Charts and diagrams as code:
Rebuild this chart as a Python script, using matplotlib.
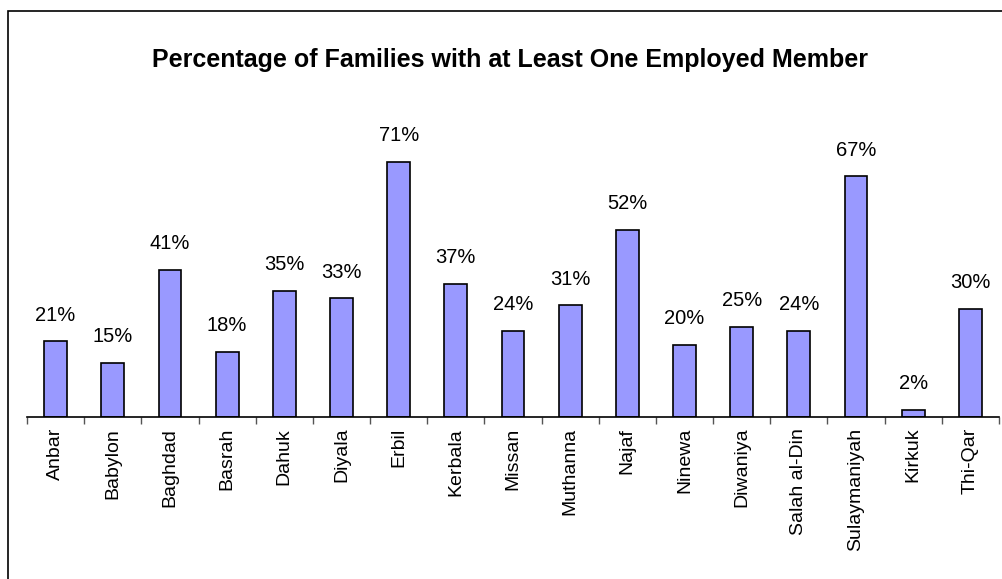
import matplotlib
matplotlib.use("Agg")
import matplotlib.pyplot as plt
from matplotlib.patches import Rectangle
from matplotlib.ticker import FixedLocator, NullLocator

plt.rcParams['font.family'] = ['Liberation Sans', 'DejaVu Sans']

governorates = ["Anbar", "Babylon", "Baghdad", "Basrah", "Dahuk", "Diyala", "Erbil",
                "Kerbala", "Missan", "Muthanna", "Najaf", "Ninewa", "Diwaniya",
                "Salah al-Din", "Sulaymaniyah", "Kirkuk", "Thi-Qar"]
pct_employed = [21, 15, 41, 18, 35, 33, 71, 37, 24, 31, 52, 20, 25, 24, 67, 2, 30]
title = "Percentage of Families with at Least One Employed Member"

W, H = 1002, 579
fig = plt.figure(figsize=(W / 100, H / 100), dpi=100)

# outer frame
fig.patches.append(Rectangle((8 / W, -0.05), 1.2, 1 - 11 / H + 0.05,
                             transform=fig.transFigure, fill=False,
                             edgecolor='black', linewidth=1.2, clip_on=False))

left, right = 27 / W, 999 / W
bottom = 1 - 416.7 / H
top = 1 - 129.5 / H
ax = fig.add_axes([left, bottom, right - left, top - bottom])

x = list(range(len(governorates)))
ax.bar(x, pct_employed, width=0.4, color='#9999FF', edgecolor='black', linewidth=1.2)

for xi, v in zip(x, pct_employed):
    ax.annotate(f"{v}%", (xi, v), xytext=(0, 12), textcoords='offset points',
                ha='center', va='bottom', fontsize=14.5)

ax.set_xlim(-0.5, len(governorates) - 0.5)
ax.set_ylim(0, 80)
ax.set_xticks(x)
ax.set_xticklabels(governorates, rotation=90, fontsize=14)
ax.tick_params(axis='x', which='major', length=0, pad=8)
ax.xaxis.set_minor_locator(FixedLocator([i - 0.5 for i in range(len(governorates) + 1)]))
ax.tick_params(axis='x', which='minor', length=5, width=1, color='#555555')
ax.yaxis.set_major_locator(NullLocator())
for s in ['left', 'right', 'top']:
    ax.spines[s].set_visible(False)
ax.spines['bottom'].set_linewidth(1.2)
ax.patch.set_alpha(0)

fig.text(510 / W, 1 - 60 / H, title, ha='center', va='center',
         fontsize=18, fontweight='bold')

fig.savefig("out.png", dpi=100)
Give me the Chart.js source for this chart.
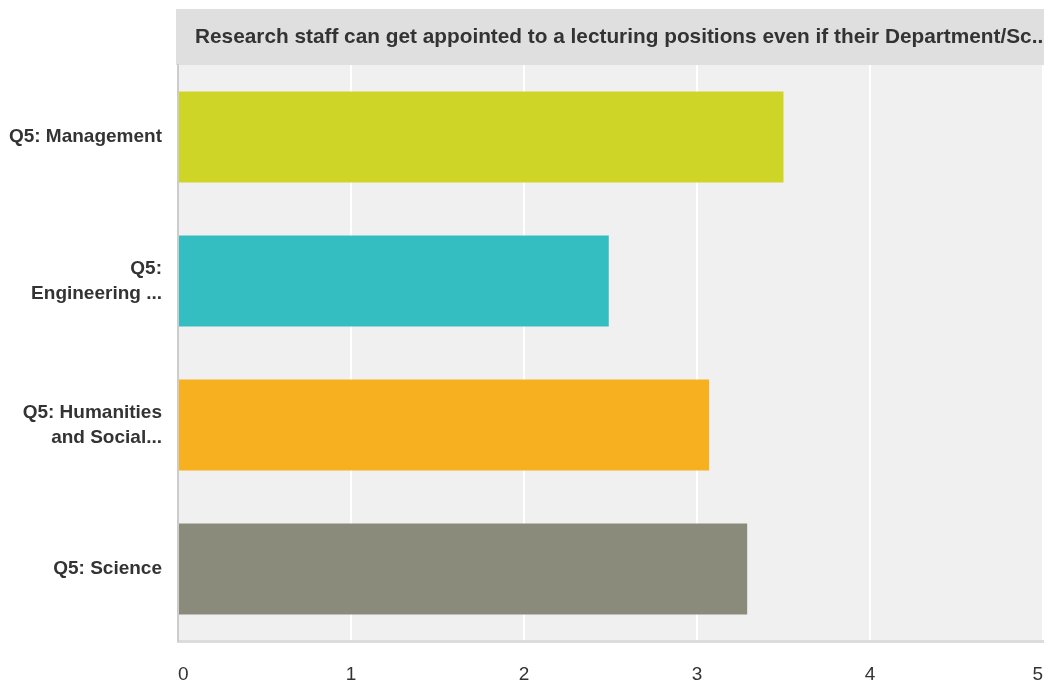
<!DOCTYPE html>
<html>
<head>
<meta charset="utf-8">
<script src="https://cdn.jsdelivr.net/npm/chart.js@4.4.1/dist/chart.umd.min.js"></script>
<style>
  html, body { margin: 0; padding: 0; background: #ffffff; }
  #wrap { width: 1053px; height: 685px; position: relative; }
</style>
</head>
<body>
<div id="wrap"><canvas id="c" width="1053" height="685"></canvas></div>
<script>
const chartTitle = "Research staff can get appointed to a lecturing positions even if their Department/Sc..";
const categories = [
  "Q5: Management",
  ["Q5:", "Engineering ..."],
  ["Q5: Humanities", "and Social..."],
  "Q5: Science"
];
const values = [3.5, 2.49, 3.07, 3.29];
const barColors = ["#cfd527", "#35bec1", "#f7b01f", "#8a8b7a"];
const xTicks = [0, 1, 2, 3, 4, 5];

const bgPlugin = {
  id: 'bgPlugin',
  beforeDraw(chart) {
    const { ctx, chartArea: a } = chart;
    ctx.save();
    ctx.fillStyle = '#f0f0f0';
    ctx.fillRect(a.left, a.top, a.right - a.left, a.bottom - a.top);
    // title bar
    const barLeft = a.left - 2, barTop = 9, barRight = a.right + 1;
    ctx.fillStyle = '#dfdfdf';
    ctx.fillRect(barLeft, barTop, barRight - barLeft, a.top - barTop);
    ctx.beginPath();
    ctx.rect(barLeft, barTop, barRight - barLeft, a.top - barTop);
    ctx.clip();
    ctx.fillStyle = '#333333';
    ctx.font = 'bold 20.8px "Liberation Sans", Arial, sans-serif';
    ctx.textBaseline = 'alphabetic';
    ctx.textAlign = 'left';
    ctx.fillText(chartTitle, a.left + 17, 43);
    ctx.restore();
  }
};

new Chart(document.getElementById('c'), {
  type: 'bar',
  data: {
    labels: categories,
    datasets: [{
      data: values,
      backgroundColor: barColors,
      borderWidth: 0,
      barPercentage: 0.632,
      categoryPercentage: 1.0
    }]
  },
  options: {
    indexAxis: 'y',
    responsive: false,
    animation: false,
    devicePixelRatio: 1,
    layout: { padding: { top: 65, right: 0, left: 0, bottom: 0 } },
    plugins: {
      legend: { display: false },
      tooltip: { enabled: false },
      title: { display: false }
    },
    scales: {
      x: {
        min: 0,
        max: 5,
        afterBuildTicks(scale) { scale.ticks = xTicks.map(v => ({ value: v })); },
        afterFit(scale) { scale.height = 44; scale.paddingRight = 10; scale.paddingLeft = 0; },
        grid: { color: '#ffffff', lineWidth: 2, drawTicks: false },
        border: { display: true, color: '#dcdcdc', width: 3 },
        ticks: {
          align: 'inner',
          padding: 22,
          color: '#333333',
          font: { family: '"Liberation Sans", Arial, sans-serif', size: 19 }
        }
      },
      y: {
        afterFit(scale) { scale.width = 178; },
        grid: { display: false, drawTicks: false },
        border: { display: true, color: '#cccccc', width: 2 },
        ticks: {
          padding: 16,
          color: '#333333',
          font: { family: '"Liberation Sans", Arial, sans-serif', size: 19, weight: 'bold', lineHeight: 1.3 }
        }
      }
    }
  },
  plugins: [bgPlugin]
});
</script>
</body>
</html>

--

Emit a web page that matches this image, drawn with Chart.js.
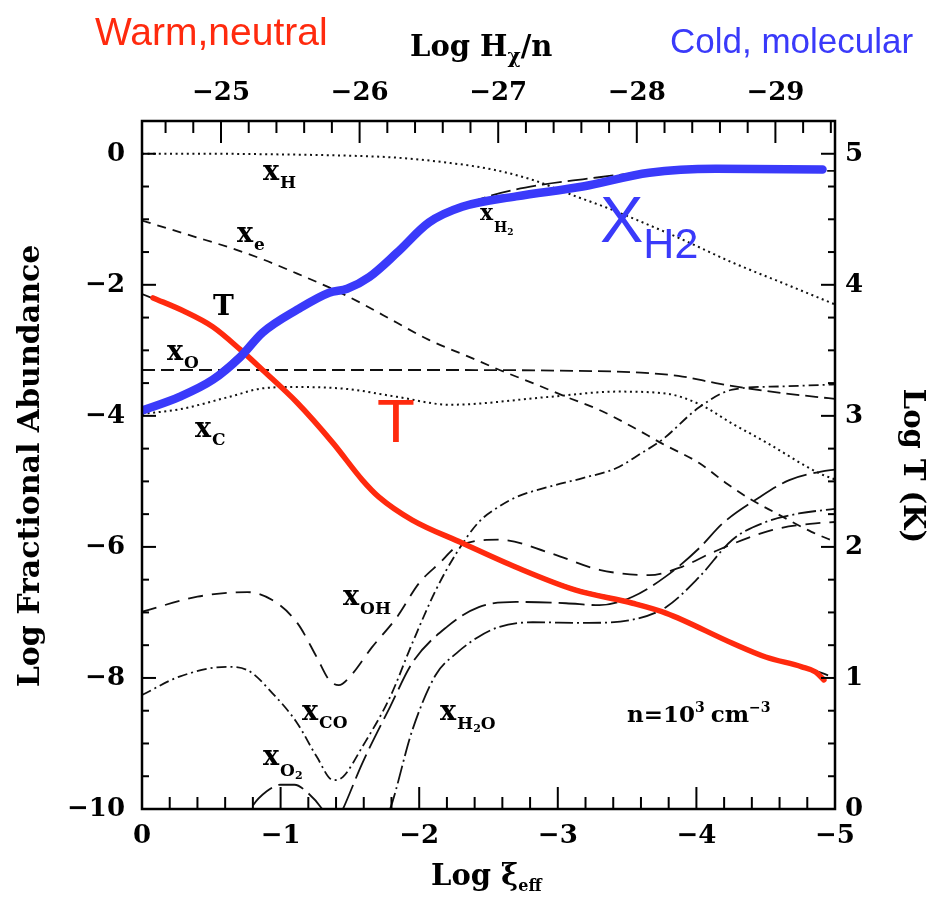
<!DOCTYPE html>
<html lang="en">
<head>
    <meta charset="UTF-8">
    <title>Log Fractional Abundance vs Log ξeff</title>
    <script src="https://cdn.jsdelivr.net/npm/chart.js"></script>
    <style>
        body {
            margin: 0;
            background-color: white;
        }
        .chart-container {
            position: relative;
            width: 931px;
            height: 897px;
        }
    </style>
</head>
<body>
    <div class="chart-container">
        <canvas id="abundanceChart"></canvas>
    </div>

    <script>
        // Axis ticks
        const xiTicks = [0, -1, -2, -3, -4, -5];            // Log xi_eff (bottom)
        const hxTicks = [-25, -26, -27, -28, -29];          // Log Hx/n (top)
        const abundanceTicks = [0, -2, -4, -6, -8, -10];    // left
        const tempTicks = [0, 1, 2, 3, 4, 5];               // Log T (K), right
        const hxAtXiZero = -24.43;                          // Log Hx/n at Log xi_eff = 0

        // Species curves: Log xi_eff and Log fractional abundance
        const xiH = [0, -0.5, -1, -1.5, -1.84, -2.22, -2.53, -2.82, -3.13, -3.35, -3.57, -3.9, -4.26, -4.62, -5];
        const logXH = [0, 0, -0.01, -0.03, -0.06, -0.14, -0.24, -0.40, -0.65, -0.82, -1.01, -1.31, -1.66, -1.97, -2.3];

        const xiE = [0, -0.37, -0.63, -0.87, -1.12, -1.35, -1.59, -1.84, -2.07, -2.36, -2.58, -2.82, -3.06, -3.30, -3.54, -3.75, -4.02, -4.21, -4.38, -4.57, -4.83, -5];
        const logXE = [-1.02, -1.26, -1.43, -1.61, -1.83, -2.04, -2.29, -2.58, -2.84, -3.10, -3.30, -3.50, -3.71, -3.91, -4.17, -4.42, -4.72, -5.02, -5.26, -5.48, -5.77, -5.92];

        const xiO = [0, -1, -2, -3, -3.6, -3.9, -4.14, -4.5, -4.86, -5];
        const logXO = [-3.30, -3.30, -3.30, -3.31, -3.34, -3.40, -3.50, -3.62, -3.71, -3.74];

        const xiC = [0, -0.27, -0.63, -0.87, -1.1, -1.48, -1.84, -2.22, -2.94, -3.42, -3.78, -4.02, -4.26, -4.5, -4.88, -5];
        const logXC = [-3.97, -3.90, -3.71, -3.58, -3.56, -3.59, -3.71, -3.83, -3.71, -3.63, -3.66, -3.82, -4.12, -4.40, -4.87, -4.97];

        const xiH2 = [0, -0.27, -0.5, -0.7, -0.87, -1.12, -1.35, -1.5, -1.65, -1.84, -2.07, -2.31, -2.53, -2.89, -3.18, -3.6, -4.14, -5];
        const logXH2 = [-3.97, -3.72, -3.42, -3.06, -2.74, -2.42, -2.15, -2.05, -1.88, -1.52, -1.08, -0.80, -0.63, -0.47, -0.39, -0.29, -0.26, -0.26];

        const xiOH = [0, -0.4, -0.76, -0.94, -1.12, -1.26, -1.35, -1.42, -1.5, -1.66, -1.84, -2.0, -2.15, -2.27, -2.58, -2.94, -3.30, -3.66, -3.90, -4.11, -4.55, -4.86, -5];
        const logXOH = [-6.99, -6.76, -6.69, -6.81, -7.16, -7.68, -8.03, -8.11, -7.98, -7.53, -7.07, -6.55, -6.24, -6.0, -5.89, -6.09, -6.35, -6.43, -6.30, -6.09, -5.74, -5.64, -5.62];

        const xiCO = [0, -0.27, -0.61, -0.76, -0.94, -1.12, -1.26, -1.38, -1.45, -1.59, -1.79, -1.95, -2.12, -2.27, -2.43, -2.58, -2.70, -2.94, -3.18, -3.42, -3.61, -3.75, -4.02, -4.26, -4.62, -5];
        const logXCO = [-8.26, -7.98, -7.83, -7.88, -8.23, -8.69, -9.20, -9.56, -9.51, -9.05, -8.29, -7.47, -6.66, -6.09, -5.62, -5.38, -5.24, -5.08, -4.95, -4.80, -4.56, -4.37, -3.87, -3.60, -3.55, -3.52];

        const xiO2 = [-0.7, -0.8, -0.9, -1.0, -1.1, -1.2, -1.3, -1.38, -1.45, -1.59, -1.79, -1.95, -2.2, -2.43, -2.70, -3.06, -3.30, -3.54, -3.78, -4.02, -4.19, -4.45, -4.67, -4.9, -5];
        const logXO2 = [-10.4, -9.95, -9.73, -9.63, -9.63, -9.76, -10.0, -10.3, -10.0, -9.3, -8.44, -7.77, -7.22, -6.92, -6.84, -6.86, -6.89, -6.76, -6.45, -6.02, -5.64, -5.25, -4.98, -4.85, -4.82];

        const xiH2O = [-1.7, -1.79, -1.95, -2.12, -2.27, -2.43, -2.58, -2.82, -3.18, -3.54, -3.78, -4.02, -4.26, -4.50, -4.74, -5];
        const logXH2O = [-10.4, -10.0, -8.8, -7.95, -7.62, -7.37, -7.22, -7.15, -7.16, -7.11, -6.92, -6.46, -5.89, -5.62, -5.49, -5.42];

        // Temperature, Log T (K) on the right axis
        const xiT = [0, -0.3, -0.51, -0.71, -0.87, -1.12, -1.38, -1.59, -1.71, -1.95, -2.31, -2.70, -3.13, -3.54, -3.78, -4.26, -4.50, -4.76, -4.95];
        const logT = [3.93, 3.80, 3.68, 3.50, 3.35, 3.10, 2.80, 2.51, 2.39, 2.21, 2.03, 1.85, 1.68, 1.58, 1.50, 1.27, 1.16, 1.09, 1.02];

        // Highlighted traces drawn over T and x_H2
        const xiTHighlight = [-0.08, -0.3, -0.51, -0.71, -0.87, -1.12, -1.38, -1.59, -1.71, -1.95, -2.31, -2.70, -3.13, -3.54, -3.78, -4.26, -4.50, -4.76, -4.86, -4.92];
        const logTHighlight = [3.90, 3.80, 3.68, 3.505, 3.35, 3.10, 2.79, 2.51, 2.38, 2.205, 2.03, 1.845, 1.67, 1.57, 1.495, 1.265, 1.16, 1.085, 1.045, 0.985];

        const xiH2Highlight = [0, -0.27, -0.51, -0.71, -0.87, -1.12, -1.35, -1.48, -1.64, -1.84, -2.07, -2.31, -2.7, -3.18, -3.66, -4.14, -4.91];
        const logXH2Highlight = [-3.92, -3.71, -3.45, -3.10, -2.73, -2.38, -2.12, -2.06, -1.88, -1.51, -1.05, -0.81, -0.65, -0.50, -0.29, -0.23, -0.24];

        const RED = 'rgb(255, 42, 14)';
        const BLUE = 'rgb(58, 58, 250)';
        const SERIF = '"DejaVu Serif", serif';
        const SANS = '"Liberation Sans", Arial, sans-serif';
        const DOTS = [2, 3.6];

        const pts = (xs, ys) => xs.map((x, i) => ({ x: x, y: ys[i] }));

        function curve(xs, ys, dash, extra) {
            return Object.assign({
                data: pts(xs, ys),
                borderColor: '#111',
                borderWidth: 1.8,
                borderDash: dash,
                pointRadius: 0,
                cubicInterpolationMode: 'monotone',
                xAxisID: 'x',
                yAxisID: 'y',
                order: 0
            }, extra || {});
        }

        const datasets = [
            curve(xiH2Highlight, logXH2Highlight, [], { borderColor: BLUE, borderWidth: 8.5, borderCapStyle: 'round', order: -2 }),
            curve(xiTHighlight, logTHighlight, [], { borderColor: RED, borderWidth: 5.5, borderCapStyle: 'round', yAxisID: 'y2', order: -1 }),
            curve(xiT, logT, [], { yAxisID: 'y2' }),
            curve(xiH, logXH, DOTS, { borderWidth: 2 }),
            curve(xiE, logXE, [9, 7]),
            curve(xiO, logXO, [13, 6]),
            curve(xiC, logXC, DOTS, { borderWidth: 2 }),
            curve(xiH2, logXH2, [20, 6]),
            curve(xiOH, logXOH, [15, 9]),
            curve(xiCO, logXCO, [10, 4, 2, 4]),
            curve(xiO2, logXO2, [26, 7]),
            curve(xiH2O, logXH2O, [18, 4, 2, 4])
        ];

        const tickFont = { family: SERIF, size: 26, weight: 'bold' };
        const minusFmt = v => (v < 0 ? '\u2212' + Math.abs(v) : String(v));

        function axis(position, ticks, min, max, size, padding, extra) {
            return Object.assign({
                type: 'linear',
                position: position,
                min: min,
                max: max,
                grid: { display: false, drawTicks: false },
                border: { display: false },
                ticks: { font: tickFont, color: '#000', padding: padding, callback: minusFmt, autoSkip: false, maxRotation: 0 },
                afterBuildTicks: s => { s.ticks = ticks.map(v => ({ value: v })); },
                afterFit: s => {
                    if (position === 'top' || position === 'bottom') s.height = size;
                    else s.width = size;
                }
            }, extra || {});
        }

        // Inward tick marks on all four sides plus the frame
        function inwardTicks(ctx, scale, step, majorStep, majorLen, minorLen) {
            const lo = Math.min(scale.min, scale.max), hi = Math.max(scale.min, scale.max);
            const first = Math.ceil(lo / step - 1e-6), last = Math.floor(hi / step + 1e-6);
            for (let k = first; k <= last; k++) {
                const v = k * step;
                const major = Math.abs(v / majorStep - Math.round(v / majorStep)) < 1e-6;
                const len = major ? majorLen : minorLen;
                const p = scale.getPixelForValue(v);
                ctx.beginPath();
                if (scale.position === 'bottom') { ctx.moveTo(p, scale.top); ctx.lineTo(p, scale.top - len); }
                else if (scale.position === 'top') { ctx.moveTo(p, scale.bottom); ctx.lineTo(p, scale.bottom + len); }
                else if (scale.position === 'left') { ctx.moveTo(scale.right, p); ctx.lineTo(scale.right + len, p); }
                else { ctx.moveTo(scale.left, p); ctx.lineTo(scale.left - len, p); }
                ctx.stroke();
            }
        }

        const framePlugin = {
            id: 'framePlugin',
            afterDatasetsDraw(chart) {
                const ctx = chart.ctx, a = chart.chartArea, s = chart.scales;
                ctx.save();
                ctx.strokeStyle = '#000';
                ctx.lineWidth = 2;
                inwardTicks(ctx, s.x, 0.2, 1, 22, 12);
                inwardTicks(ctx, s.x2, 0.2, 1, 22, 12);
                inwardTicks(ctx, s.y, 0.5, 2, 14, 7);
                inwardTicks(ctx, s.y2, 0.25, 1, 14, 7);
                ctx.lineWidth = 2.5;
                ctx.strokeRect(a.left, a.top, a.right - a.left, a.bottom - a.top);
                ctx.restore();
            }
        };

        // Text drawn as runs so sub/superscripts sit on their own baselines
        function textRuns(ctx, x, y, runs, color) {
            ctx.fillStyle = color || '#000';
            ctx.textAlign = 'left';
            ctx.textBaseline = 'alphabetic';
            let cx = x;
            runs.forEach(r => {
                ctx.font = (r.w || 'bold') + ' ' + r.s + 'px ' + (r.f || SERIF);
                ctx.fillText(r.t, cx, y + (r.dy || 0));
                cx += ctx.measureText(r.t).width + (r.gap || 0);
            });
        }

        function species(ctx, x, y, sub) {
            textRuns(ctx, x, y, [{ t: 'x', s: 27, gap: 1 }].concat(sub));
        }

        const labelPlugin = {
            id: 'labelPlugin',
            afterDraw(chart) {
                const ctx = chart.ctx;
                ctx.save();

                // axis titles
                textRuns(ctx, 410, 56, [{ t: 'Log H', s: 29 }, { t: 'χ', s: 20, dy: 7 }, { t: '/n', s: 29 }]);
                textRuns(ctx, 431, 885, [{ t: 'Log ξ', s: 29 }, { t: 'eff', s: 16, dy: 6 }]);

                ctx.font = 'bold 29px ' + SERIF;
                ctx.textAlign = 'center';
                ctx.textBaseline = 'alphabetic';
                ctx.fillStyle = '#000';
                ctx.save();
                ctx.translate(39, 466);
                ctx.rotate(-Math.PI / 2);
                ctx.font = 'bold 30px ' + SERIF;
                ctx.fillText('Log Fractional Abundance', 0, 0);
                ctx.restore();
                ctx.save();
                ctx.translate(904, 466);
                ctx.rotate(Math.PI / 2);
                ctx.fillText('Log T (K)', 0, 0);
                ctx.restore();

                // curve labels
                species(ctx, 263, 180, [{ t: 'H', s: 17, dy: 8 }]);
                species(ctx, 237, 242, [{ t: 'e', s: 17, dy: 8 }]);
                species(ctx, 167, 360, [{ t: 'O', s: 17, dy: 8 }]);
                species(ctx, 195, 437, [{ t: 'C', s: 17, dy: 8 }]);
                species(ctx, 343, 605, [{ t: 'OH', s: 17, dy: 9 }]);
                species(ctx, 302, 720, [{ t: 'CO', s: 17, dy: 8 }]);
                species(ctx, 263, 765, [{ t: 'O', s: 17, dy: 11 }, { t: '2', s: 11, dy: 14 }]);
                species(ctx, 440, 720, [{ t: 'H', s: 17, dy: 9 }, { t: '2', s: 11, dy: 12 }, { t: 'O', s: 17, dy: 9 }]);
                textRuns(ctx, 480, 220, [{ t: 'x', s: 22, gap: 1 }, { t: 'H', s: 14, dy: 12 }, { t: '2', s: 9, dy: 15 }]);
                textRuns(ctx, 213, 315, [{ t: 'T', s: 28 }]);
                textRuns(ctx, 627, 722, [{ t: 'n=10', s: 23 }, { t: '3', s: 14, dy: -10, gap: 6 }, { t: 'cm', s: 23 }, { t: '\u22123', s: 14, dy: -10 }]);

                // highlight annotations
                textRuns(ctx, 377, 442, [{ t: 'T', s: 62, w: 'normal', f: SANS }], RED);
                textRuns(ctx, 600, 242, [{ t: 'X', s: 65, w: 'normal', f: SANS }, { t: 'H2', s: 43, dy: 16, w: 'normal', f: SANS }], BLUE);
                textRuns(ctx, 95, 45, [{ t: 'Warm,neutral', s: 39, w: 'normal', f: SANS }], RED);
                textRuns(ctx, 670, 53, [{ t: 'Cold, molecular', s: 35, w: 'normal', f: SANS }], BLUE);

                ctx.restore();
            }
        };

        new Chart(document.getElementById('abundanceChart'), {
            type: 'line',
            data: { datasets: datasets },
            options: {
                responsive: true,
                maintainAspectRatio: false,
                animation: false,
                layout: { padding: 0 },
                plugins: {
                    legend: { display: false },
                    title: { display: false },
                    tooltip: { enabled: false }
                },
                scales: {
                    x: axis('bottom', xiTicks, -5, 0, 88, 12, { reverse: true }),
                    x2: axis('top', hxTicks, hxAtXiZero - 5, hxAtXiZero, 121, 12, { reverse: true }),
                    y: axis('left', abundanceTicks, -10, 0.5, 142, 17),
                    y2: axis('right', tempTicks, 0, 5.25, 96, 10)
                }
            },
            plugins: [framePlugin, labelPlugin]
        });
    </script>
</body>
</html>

**PROBLEM DESCRIPTION**
Keep the images out of the copy. Repeat word for word only the lines from the one containing "Rebuild this chart" through the one containing "fig = plt.figure(figsize=(W", both ends included.

**FINISHED ANSWER**
Rebuild this chart as a Python script, using matplotlib.
import matplotlib
matplotlib.use("Agg")
import matplotlib.pyplot as plt
from matplotlib.patches import Rectangle
from matplotlib.ticker import FixedLocator, NullLocator

plt.rcParams['font.family'] = ['Liberation Sans', 'DejaVu Sans']

governorates = ["Anbar", "Babylon", "Baghdad", "Basrah", "Dahuk", "Diyala", "Erbil",
                "Kerbala", "Missan", "Muthanna", "Najaf", "Ninewa", "Diwaniya",
                "Salah al-Din", "Sulaymaniyah", "Kirkuk", "Thi-Qar"]
pct_employed = [21, 15, 41, 18, 35, 33, 71, 37, 24, 31, 52, 20, 25, 24, 67, 2, 30]
title = "Percentage of Families with at Least One Employed Member"

W, H = 1002, 579
fig = plt.figure(figsize=(W / 100, H / 100), dpi=100)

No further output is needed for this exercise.